* [GIVEN EXERCISE]
The listing below should be printed exactly, every line of it. Skip the pictures.
--- Begin ---
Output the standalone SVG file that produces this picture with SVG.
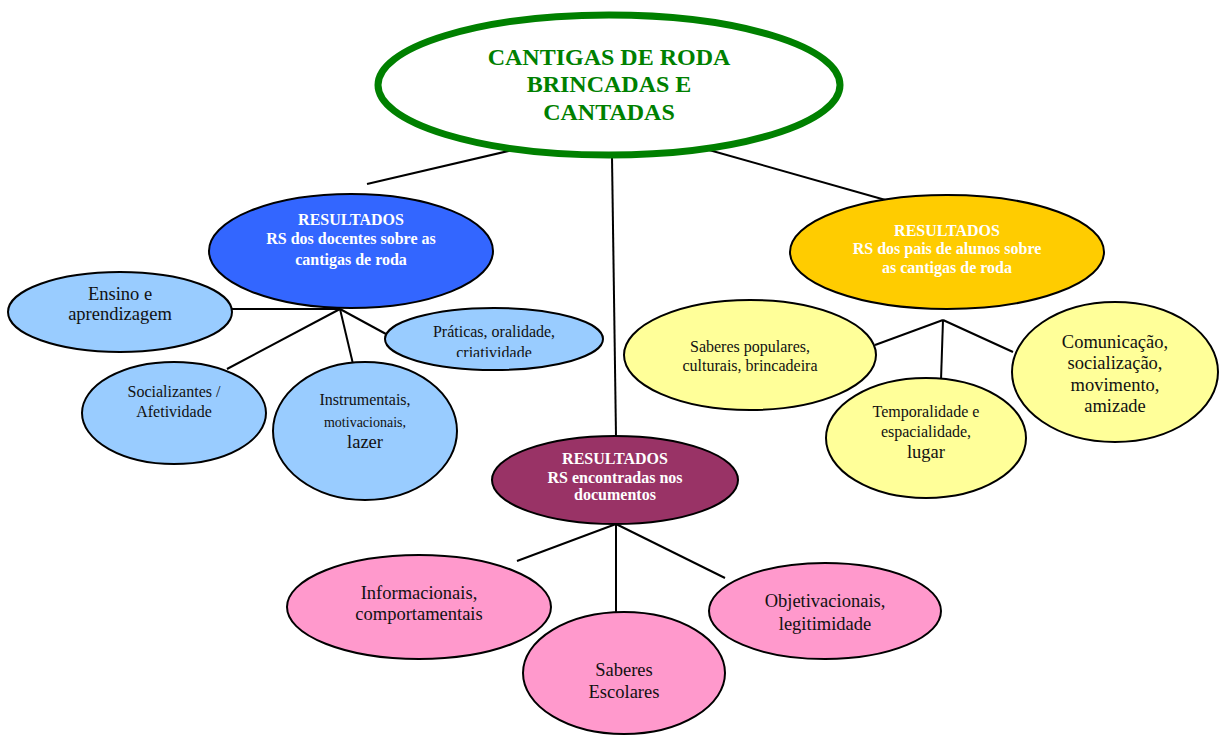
<svg xmlns="http://www.w3.org/2000/svg" width="1222" height="735" viewBox="0 0 1222 735" font-family="'Liberation Serif','Times New Roman',serif">
<style>
text{font-family:"Liberation Serif","Times New Roman",serif;text-anchor:middle}
.n{stroke:#000;stroke-width:2}
.b{font-weight:bold;fill:#fff;font-size:16px}
.t{fill:#111;font-size:16px}
.L{font-size:18.5px}
.c line{stroke:#000;stroke-width:2}
</style>
<defs>
<clipPath id="cp"><rect x="385" y="300" width="220" height="57"/></clipPath>
</defs>
<rect width="1222" height="735" fill="#fff"/>
<g class="c" id="connectors">
<line x1="517" y1="149" x2="367" y2="184"/>
<line x1="612" y1="157" x2="616" y2="436"/>
<line x1="709" y1="150" x2="889" y2="201"/>
<line x1="340" y1="309" x2="232" y2="309"/>
<line x1="340" y1="309" x2="227" y2="369"/>
<line x1="340" y1="309" x2="353" y2="364"/>
<line x1="340" y1="309" x2="386" y2="334"/>
<line x1="943" y1="320" x2="875" y2="345"/>
<line x1="943" y1="320" x2="941" y2="380"/>
<line x1="943" y1="320" x2="1013" y2="352"/>
<line x1="616" y1="524" x2="517" y2="561"/>
<line x1="616" y1="524" x2="616" y2="612"/>
<line x1="616" y1="524" x2="725" y2="578"/>
</g>
<g id="root">
<ellipse cx="609" cy="85" rx="231" ry="70" fill="#fff" stroke="#008000" stroke-width="7"/>
<text x="609" y="65" font-size="24" font-weight="bold" fill="#008000">CANTIGAS DE RODA</text>
<text x="609" y="92" font-size="24" font-weight="bold" fill="#008000">BRINCADAS E</text>
<text x="609" y="120" font-size="24" font-weight="bold" fill="#008000">CANTADAS</text>
</g>
<g id="docentes">
<ellipse class="n" cx="351" cy="251" rx="142" ry="57" fill="#3366FF"/>
<text class="b" x="351" y="225">RESULTADOS</text>
<text class="b" x="351" y="244">RS dos docentes sobre as</text>
<text class="b" x="351" y="265">cantigas de roda</text>
</g>
<g id="ensino">
<ellipse class="n" cx="120" cy="312" rx="112" ry="40" fill="#99CCFF"/>
<text class="t L" x="120" y="300">Ensino e</text>
<text class="t L" x="120" y="320">aprendizagem</text>
</g>
<g id="praticas">
<ellipse class="n" cx="494" cy="339" rx="109" ry="31" fill="#99CCFF"/>
<g clip-path="url(#cp)">
<text class="t" x="494" y="337">Práticas, oralidade,</text>
<text class="t" x="494" y="358">criatividade</text>
</g>
</g>
<g id="socializantes">
<ellipse class="n" cx="174" cy="413" rx="92" ry="51" fill="#99CCFF"/>
<text class="t" x="174" y="397">Socializantes /</text>
<text class="t" x="174" y="417">Afetividade</text>
</g>
<g id="instrumentais">
<ellipse class="n" cx="365" cy="431" rx="92" ry="69" fill="#99CCFF"/>
<text class="t" x="365" y="405">Instrumentais,</text>
<text class="t" x="365" y="427" style="font-size:14px">motivacionais,</text>
<text class="t L" x="365" y="448">lazer</text>
</g>
<g id="pais">
<ellipse class="n" cx="947" cy="252" rx="157" ry="57" fill="#FFCC00"/>
<text class="b" x="947" y="236">RESULTADOS</text>
<text class="b" x="947" y="254">RS dos pais de alunos sobre</text>
<text class="b" x="947" y="273">as cantigas de roda</text>
</g>
<g id="saberes-populares">
<ellipse class="n" cx="750" cy="355" rx="126" ry="55" fill="#FFFF99"/>
<text class="t" x="750" y="352">Saberes populares,</text>
<text class="t" x="750" y="371">culturais, brincadeira</text>
</g>
<g id="temporalidade">
<ellipse class="n" cx="926" cy="438" rx="100" ry="60" fill="#FFFF99"/>
<text class="t" x="926" y="417">Temporalidade e</text>
<text class="t" x="926" y="437">espacialidade,</text>
<text class="t L" x="926" y="458">lugar</text>
</g>
<g id="comunicacao">
<ellipse class="n" cx="1115" cy="372" rx="103" ry="70" fill="#FFFF99"/>
<text class="t L" x="1115" y="348">Comunicação,</text>
<text class="t L" x="1115" y="369">socialização,</text>
<text class="t L" x="1115" y="391">movimento,</text>
<text class="t L" x="1115" y="412">amizade</text>
</g>
<g id="documentos">
<ellipse class="n" cx="615" cy="480" rx="123" ry="44" fill="#993366"/>
<text class="b" x="615" y="464">RESULTADOS</text>
<text class="b" x="615" y="483">RS encontradas nos</text>
<text class="b" x="615" y="500">documentos</text>
</g>
<g id="informacionais">
<ellipse class="n" cx="419" cy="607" rx="132" ry="52" fill="#FF99CC"/>
<text class="t L" x="419" y="599">Informacionais,</text>
<text class="t L" x="419" y="620">comportamentais</text>
</g>
<g id="escolares">
<ellipse class="n" cx="624" cy="673" rx="101" ry="61" fill="#FF99CC"/>
<text class="t L" x="624" y="676">Saberes</text>
<text class="t L" x="624" y="698">Escolares</text>
</g>
<g id="objetivacionais">
<ellipse class="n" cx="825" cy="611" rx="116" ry="48" fill="#FF99CC"/>
<text class="t L" x="825" y="607">Objetivacionais,</text>
<text class="t L" x="825" y="630">legitimidade</text>
</g>
</svg>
--- End ---
* [COMPLETE OUTPUT]
Output the standalone SVG file that produces this picture with SVG.
<svg xmlns="http://www.w3.org/2000/svg" width="1222" height="735" viewBox="0 0 1222 735" font-family="'Liberation Serif','Times New Roman',serif">
<style>
text{font-family:"Liberation Serif","Times New Roman",serif;text-anchor:middle}
.n{stroke:#000;stroke-width:2}
.b{font-weight:bold;fill:#fff;font-size:16px}
.t{fill:#111;font-size:16px}
.L{font-size:18.5px}
.c line{stroke:#000;stroke-width:2}
</style>
<defs>
<clipPath id="cp"><rect x="385" y="300" width="220" height="57"/></clipPath>
</defs>
<rect width="1222" height="735" fill="#fff"/>
<g class="c" id="connectors">
<line x1="517" y1="149" x2="367" y2="184"/>
<line x1="612" y1="157" x2="616" y2="436"/>
<line x1="709" y1="150" x2="889" y2="201"/>
<line x1="340" y1="309" x2="232" y2="309"/>
<line x1="340" y1="309" x2="227" y2="369"/>
<line x1="340" y1="309" x2="353" y2="364"/>
<line x1="340" y1="309" x2="386" y2="334"/>
<line x1="943" y1="320" x2="875" y2="345"/>
<line x1="943" y1="320" x2="941" y2="380"/>
<line x1="943" y1="320" x2="1013" y2="352"/>
<line x1="616" y1="524" x2="517" y2="561"/>
<line x1="616" y1="524" x2="616" y2="612"/>
<line x1="616" y1="524" x2="725" y2="578"/>
</g>
<g id="root">
<ellipse cx="609" cy="85" rx="231" ry="70" fill="#fff" stroke="#008000" stroke-width="7"/>
<text x="609" y="65" font-size="24" font-weight="bold" fill="#008000">CANTIGAS DE RODA</text>
<text x="609" y="92" font-size="24" font-weight="bold" fill="#008000">BRINCADAS E</text>
<text x="609" y="120" font-size="24" font-weight="bold" fill="#008000">CANTADAS</text>
</g>
<g id="docentes">
<ellipse class="n" cx="351" cy="251" rx="142" ry="57" fill="#3366FF"/>
<text class="b" x="351" y="225">RESULTADOS</text>
<text class="b" x="351" y="244">RS dos docentes sobre as</text>
<text class="b" x="351" y="265">cantigas de roda</text>
</g>
<g id="ensino">
<ellipse class="n" cx="120" cy="312" rx="112" ry="40" fill="#99CCFF"/>
<text class="t L" x="120" y="300">Ensino e</text>
<text class="t L" x="120" y="320">aprendizagem</text>
</g>
<g id="praticas">
<ellipse class="n" cx="494" cy="339" rx="109" ry="31" fill="#99CCFF"/>
<g clip-path="url(#cp)">
<text class="t" x="494" y="337">Práticas, oralidade,</text>
<text class="t" x="494" y="358">criatividade</text>
</g>
</g>
<g id="socializantes">
<ellipse class="n" cx="174" cy="413" rx="92" ry="51" fill="#99CCFF"/>
<text class="t" x="174" y="397">Socializantes /</text>
<text class="t" x="174" y="417">Afetividade</text>
</g>
<g id="instrumentais">
<ellipse class="n" cx="365" cy="431" rx="92" ry="69" fill="#99CCFF"/>
<text class="t" x="365" y="405">Instrumentais,</text>
<text class="t" x="365" y="427" style="font-size:14px">motivacionais,</text>
<text class="t L" x="365" y="448">lazer</text>
</g>
<g id="pais">
<ellipse class="n" cx="947" cy="252" rx="157" ry="57" fill="#FFCC00"/>
<text class="b" x="947" y="236">RESULTADOS</text>
<text class="b" x="947" y="254">RS dos pais de alunos sobre</text>
<text class="b" x="947" y="273">as cantigas de roda</text>
</g>
<g id="saberes-populares">
<ellipse class="n" cx="750" cy="355" rx="126" ry="55" fill="#FFFF99"/>
<text class="t" x="750" y="352">Saberes populares,</text>
<text class="t" x="750" y="371">culturais, brincadeira</text>
</g>
<g id="temporalidade">
<ellipse class="n" cx="926" cy="438" rx="100" ry="60" fill="#FFFF99"/>
<text class="t" x="926" y="417">Temporalidade e</text>
<text class="t" x="926" y="437">espacialidade,</text>
<text class="t L" x="926" y="458">lugar</text>
</g>
<g id="comunicacao">
<ellipse class="n" cx="1115" cy="372" rx="103" ry="70" fill="#FFFF99"/>
<text class="t L" x="1115" y="348">Comunicação,</text>
<text class="t L" x="1115" y="369">socialização,</text>
<text class="t L" x="1115" y="391">movimento,</text>
<text class="t L" x="1115" y="412">amizade</text>
</g>
<g id="documentos">
<ellipse class="n" cx="615" cy="480" rx="123" ry="44" fill="#993366"/>
<text class="b" x="615" y="464">RESULTADOS</text>
<text class="b" x="615" y="483">RS encontradas nos</text>
<text class="b" x="615" y="500">documentos</text>
</g>
<g id="informacionais">
<ellipse class="n" cx="419" cy="607" rx="132" ry="52" fill="#FF99CC"/>
<text class="t L" x="419" y="599">Informacionais,</text>
<text class="t L" x="419" y="620">comportamentais</text>
</g>
<g id="escolares">
<ellipse class="n" cx="624" cy="673" rx="101" ry="61" fill="#FF99CC"/>
<text class="t L" x="624" y="676">Saberes</text>
<text class="t L" x="624" y="698">Escolares</text>
</g>
<g id="objetivacionais">
<ellipse class="n" cx="825" cy="611" rx="116" ry="48" fill="#FF99CC"/>
<text class="t L" x="825" y="607">Objetivacionais,</text>
<text class="t L" x="825" y="630">legitimidade</text>
</g>
</svg>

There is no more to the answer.